Toplumun önde gelen isimlerinin, sanatçı ve sporcuların “evet” videolarını nasıl değerlendiriyorsunuz? Toplumda kutuplaşma etkisi yaratır mı?

Sanatçılar arasında kutuplaşma olmaz, rekabet olur.

Yunanistan ile ilgili gerilimi nasıl değerlendiriyorsunuz? İktidarın bu gerilimden referandum sürecinde, bu gerilimden beslendiği yorumları da yapılıyor. Yanı sıra Kıbrıs müzakereleri… Türk tarafının alehine mi gelişiyor. Mevcut Kıbrıs Cumhurbaşkanı’nın söylemlerini nasıl değerlendiriyorsunuz?

Akıncı ille bir mağlubiyetin gerekçesini arıyorsa Kıbrıs konusunda en hassas görüşlere sahip olan MHP’yi suçlaması lazım. O da onu yapıyor. Çünkü Kıbrıs bizim için çok önemli. Akıncı gerçek niyetini söylemeye çalışsın.

Başbakan ile görüşmenizle referanduma ilişkin paylaşımlarınızı bizimle de paylaşır mısınız?

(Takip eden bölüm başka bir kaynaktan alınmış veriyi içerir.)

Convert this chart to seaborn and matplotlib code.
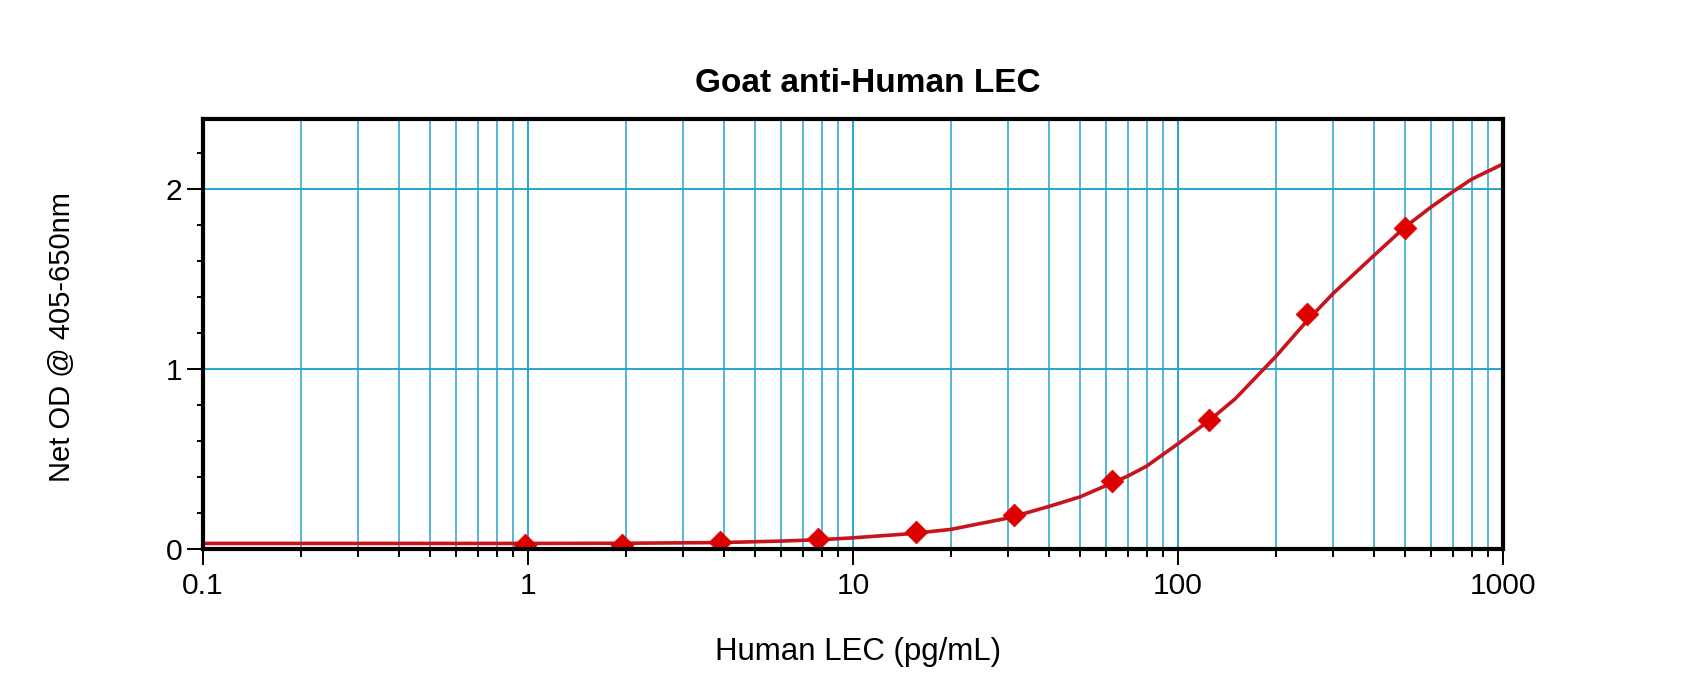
import numpy as np
import pandas as pd
import matplotlib
matplotlib.use("Agg")
import matplotlib.pyplot as plt
from matplotlib.ticker import LogLocator, FixedLocator, FuncFormatter, MultipleLocator, NullFormatter
import seaborn as sns

# ---- data ----
std_conc = [0.977, 1.953, 3.906, 7.813, 15.625, 31.25, 62.5, 125, 250, 500]
std_od = [0.022, 0.022, 0.037, 0.054, 0.096, 0.190, 0.376, 0.715, 1.305, 1.786]

curve_conc = [0.1, 0.5, 1, 2, 4, 6, 8, 10, 15, 20, 30, 40, 50, 60, 70, 80,
              100, 125, 150, 200, 250, 300, 400, 500, 600, 700, 800, 1000]
curve_od = [0.031, 0.031, 0.031, 0.032, 0.036, 0.044, 0.052, 0.062, 0.085, 0.109,
            0.172, 0.236, 0.290, 0.352, 0.405, 0.460, 0.585, 0.715, 0.835, 1.070,
            1.270, 1.420, 1.630, 1.790, 1.900, 1.985, 2.055, 2.140]

x_ticks = [0.1, 1, 10, 100, 1000]
y_ticks = [0, 1, 2]

title = "Goat anti-Human LEC"
x_label = "Human LEC (pg/mL)"
y_label = "Net OD @ 405-650nm"

# ---- style ----
sns.set_style("ticks")
plt.rcParams['font.family'] = ['Liberation Sans', 'DejaVu Sans']
plt.rcParams['text.color'] = 'black'
plt.rcParams['axes.labelcolor'] = 'black'
plt.rcParams['xtick.color'] = 'black'
plt.rcParams['ytick.color'] = 'black'

grid_col = '#27a3cf'
line_col = '#c8141c'
mark_col = '#dc0000'

fig = plt.figure(figsize=(17, 6.99), dpi=100)
ax = fig.add_axes([203/1700, 1 - 549/699, 1300/1700, 430/699])

curve_df = pd.DataFrame({"conc": curve_conc, "od": curve_od})
std_df = pd.DataFrame({"conc": std_conc, "od": std_od})

ax.set_xscale('log')
sns.lineplot(data=curve_df, x="conc", y="od", ax=ax, color=line_col, lw=2.6,
             sort=True, zorder=3)
sns.scatterplot(data=std_df, x="conc", y="od", ax=ax, marker='D', s=135,
                color=mark_col, edgecolor=mark_col, linewidth=0.5, zorder=4)

ax.set_xlim(0.1, 1000)
ax.set_ylim(0, 2.39)

ax.xaxis.set_major_locator(FixedLocator(x_ticks))
ax.xaxis.set_minor_locator(LogLocator(base=10, subs=np.arange(2, 10)))
ax.xaxis.set_major_formatter(FuncFormatter(lambda v, p: f"{v:g}"))
ax.xaxis.set_minor_formatter(NullFormatter())
ax.yaxis.set_major_locator(FixedLocator(y_ticks))
ax.yaxis.set_minor_locator(MultipleLocator(0.2))

ax.grid(which='major', axis='both', color=grid_col, lw=1.4, zorder=0)
ax.grid(which='minor', axis='x', color=grid_col, lw=1.1, zorder=0)
ax.set_axisbelow(True)

for s in ax.spines.values():
    s.set_visible(True)
    s.set_linewidth(3)
    s.set_color('black')
    s.set_zorder(5)

ax.tick_params(axis='both', which='major', direction='out', length=11.5, width=1.4,
               colors='black', labelcolor='black', labelsize=21.6)
ax.tick_params(axis='y', which='major', pad=3.5)
ax.tick_params(axis='x', which='major', pad=5)
ax.tick_params(axis='y', which='minor', direction='out', length=4.5, width=1.4, colors='black')
ax.tick_params(axis='x', which='minor', direction='out', length=6, width=1.4, colors='black')
ax.tick_params(top=False, right=False, which='both')

ax.set_xlabel(x_label, fontsize=22.5, color='black')
ax.set_ylabel(y_label, fontsize=21, color='black')
ax.xaxis.set_label_coords(0.504, -0.205)
ax.yaxis.set_label_coords(-0.098, 0.493)

fig.text(868/1700, 1 - 83.5/699, title, ha='center', va='center',
         fontsize=24, fontweight='bold', color='black')

fig.savefig("out.png", dpi=100, facecolor='white')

Referandum konusunda, bir, MHP kamuoyu ile evet oyu görüşünü paylaşmak ister. Yani bir başka değişle, anayasa değişikliğinde, referandum sürecine girildiği vakit, MHP’ye gönül vermiş arkadaşlarımız evet oyu kullanacaklardır. En azından biz de bu yönde arkadaşlarımızı bilgilendirmeye, neden evet oyu verildiği konusunu anlatmaya çalışacağız. İkinci olarak, kampanya, MHP’nin kendi imkanlarıyla, kendi üslubuyla, kendi gerekçeleriyle yürütecektir. Dolayısıyla tamamen MHP’nin bu konudaki yaklaşımı üzerinde durulması lazımdır. Başka partiler de evet oyu kullanabilir, o da onların hakkıdır. Öyle bir durum karşısında hedefte bir beraberlik söz konusu olursa, o zaman çelişkilere fırsat vermeyecek tarzda, bir ağız birliği içerisinde olabilecek kavramları kullanmakta da yarar vardır.

Bir slogan belirlediniz mi?

Birincisini söyledik geçenlerde… Millet için, devlet için, cumhuriyet için evet diye… Cumartesi günü yeni bir sloganımız daha olacak. Bu ülke için bir yeminimiz vardır: Vazgeçilmez, Onun için evet. Cumartesi günü açıklayacaktım, iki gün önce size söyledim.

Çelişkiler olursa, çelişkilere fırsat vermeden ağız birliği içinde kavramları kullanmak gerek dediniz… Hassas kavramlar hangileri?

 “Evet”i söylerken kararsız bir üslup kullanmamak demektir. Yarım ağızla evet olmaz.

TÜRKİYE KARMA KARIŞIK OLUR

Bu sistem geçmezse ülke bölünür mü? Beka sorununa vurgu yapıyorsunuz…

Karmakarışık olur Türkiye. Bundan yararlanmak isteyen iç ve dış çevreler çıkabilir. Tersinden okursak geçmezse çok iyi olur cümlesi hiç doğru bir cümle değil.